Future of office work uncertain as debate shifts to ‘no jab, no job’

Workers may face the prospect of vaccine mandates being imposed on their offices.

Sep 15, 2021, updated Sep 15, 2021
Property owners may impose vaccine mandates on workers

Property owners may impose vaccine mandates on workers

The Property Council has been grappling with how to deal with the complexity of the issue because currently CBDs are half empty. Vaccine mandates may make that worse.

On slow days Brisbane’s CBD is currently only 46 per cent full, but improves to about 60 per cent on other days.

The impact is not only felt by property owners but by the retail businesses that catered to the workers.

Property Council chief executive Ken Morrison said the business community was grappling with how it would manage “the bifurcated world of the vaccinated and the unvaccinated which is soon to be upon us.

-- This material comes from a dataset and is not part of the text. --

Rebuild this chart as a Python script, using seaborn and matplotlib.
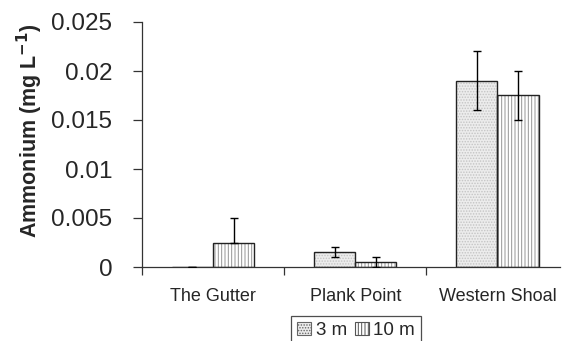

“Many members are engaging with their own staff to understand how comfortable people are at the prospect of working alongside the unvaccinated and what the implications of this are. As a property industry, we must also consider vaccination issues as they relate to third party building services staff and other occupants of our assets.

“These are vexed issues which policy makers seem to be happy to leave squarely on the heads of business leaders, made all the more difficult because the future will not be a COVID-zero one.   

“Australia is on the cusp of a big and welcome transition, with vaccines being the enabler of this shift. It’s a transition that can’t come soon enough for most.’’

But Morrison said property organisations are clarifying their legal obligations with the workforce.

Both the NSW and Victorian governments have been very clear that vaccinated people will have far more freedoms than unvaccinated people and it is likely that we will see a number of property companies incorporating mandates into their operations.

He said recent outbreaks had not impacted all cities equally and had created two distinct challenges for the CBDs.

“For the capitals that have been less affected, we need to find a way of enticing workers to increase their number of days in the office,’’ he said.

“Once we’ve overcome the immediate threats to public health, it is critical that building owners and employers work together with all levels of government to get our CBDs firing on all cylinders once again.”

A Property Council survey of its members done at the end of August found that the majority of respondents did not expect to see a material increase in CBD office occupancy levels within the next three months.